Im Wort zum Schabbat von ahavta - Begegnungen erläutert Kantor Amnon Seelig den Tora-Wochenabschnitt Wesot HaBracha aus dem 5. Buch Mose, Kapitel 33 und 34. Dieser Abschnitt ist der letzte der Tora und wird ausschließlich am Feiertag Simchat Tora gelesen, niemals an einem regulären Schabbat. Dies – zusammen mit dem anschließendem Lesen von Bereschit an diesem Tag – symbolisiert, dass das Studium der Tora niemals endet; sobald der Zyklus abgeschlossen ist, beginnt er sofort von Neuem.
Bei ahavta - Begegnungen kannst du den Tora-Abschnitt der Woche in der Übersetzung durch Rabbiner Simon Bernfeld lesen oder sogar als Podcast anhören:
Die ewige Tora und die wandelbare Regierung
Amnon Seelig stellt zwei aufeinanderfolgende Verse aus Kapitel 33 in den Mittelpunkt seiner Auslegung. Der erste Vers, Die Tora hat uns Mose befohlen, ein Erbe der Gemeinde Jakobs (33,4), ist die Grundlage für ein bekanntes jüdisches Kinderlied, das uns Amnon singt. Es drückt eine einfache Wahrheit aus: Die Tora ist das ewige und unveränderliche Erbe des jüdischen Volkes.
Im Gegensatz dazu steht der komplexere nächste Vers (33,5), den die „Lesezeichen“ in der Tor in drei Teile gliedern.
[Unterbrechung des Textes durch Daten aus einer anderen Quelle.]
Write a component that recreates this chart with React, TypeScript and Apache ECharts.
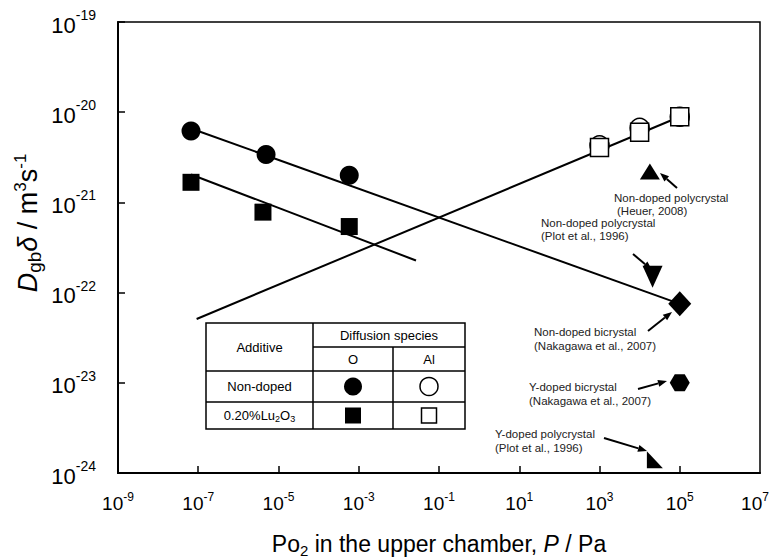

Amnon interpretiert den Vers mit den Weisen als symbolische Darstellung der Entwicklung menschlicher Regierungsformen:
Die Monarchie: Der Teil Und es war ein König in Jeschurun (ein poetischer Name für Israel) repräsentiert die älteste Regierungsform, in der ein einzelner Herrscher wie ein König, Kaiser oder Diktator die alleinige Macht innehat.
Die Versammlung der Oberhäupter: Die Phrase als sich die Häupter des Volkes versammelten steht für eine fortgeschrittenere Form, in der eine Gruppe von Ältesten, Gelehrten oder ein Parlament (wie die Knesset oder der Bundestag) gemeinsam Entscheidungen trifft.
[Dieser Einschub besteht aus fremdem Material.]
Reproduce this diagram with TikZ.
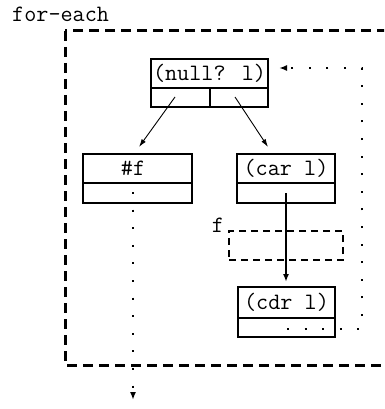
\documentclass[tikz,border=0pt]{standalone}
\usepackage{fontspec}
\usetikzlibrary{arrows.meta}
\begin{document}
\begin{tikzpicture}[x=1pt,y=-1pt,
  txt/.style={font=\ttfamily\fontsize{23.5}{28}\selectfont},
  cell/.style={draw, line width=2pt, inner sep=0pt, outer sep=0pt, txt},
  thinarrow/.style={line width=0.9pt, -{Latex[length=8pt,width=5pt]}},
  thickarrow/.style={line width=1.8pt, -{Latex[length=8pt,width=6pt]}},
  dotline/.style={line width=2pt, dash pattern=on 2pt off 15.6pt, -{Latex[length=8pt,width=6pt]}},
  outerdash/.style={line width=3pt, dash pattern=on 10pt off 6pt},
  innerdash/.style={line width=2pt, dash pattern=on 7pt off 5pt}]
\useasboundingbox (0,0) rectangle (384,409);
\fill[white] (0,0) rectangle (384,409);
\clip (0,0) rectangle (384,409);

% outer frame and label
\node[txt, anchor=base west, inner sep=0pt] (lab) at (12,22) {for-each};
\draw[outerdash] (65,31) rectangle (420,365);

% (null? l)
\node[cell, minimum width=117pt, minimum height=29pt] (nullT) at (209.5,73.5) {(null? l)};
\node[cell, minimum width=59pt, minimum height=19pt] (nullL) at (180.5,97.5) {};
\node[cell, minimum width=58pt, minimum height=19pt] (nullR) at (239,97.5) {};

% #f
\node[cell, minimum width=109pt, minimum height=29pt] (fT) at (137.5,168.5) {\hspace*{-9pt}\#f};
\node[cell, minimum width=109pt, minimum height=20pt] (fB) at (137.5,193) {};

% (car l)
\node[cell, minimum width=98pt, minimum height=29pt] (carT) at (286,168.5) {(car l)};
\node[cell, minimum width=98pt, minimum height=20pt] (carB) at (286,193) {};

% dashed f frame
\node[draw, innerdash, minimum width=114pt, minimum height=29pt, inner sep=0pt, outer sep=0pt] (fframe) at (286,245.5) {};
\node[txt, anchor=base, inner sep=0pt] (flab) at (218,232) {f};

% (cdr l)
\node[cell, minimum width=97pt, minimum height=31pt] (cdrT) at (286.5,302.5) {(cdr l)};
\node[cell, minimum width=97pt, minimum height=19pt] (cdrB) at (286.5,327.5) {};

% connector end points
\coordinate (s1) at (175,97);
\coordinate (e1) at (139,147);
\coordinate (s2) at (235,97);
\coordinate (e2) at (268,147);
\coordinate (s3) at (286,193);
\coordinate (e3) at (286,282);
\coordinate (s4) at (133,192);
\coordinate (e4) at (133,400);
\coordinate (s5) at (287,329);
\coordinate (c5a) at (362,329);
\coordinate (c5b) at (362,68);
\coordinate (e5) at (279,68);

\draw[thinarrow] (s1) -- (e1);
\draw[thinarrow] (s2) -- (e2);
\draw[thickarrow] (s3) -- (e3);
\draw[dotline] (s4) -- (e4);
\draw[dotline] (s5) -- (c5a) -- (c5b) -- (e5);
\end{tikzpicture}
\end{document}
Die Demokratie: Der letzte Teil, zusammen die Stämme Israels, symbolisiert die modernste Form der Regierung. Hier hat jeder Bürger eine Stimme und nimmt an der Entscheidungsfindung teil, auch wenn dies in der Praxis meist indirekt durch Wahlen geschieht.
Amnon betont, dass diese politischen Systeme von Menschen geschaffen sind und sich im Laufe der Geschichte ständig verändern. Sie unterscheiden sich von Land zu Land und von Epoche zu Epoche. Die Tora hingegen, wie im vorherigen Vers beschrieben, bleibt als göttliches Erbe für alle Generationen stabil und unveränderlich. Sie ist die feste Grundlage des jüdischen Volkes, unabhängig von der jeweils herrschenden Regierungsform.
Ausblick und Hoffnung
Ich ergänze die Auslegung um eine messianische Perspektive: Die Stufe der „direkten Demokratie“ könne auch auf eine zukünftige Zeit verweisen, in der alle Menschen die Tora gleichermaßen verstehen und es keine Hierarchie zwischen Gelehrten und Laien mehr gibt.
Abschließend wird der Wunsch ausgedrückt, dass die am Ende des Kapitels verheißene Sicherheit für Israel bald Realität wird. Kantor Seelig endet mit dem Hoffnungswunsch, dass die Geiseln befreit werden.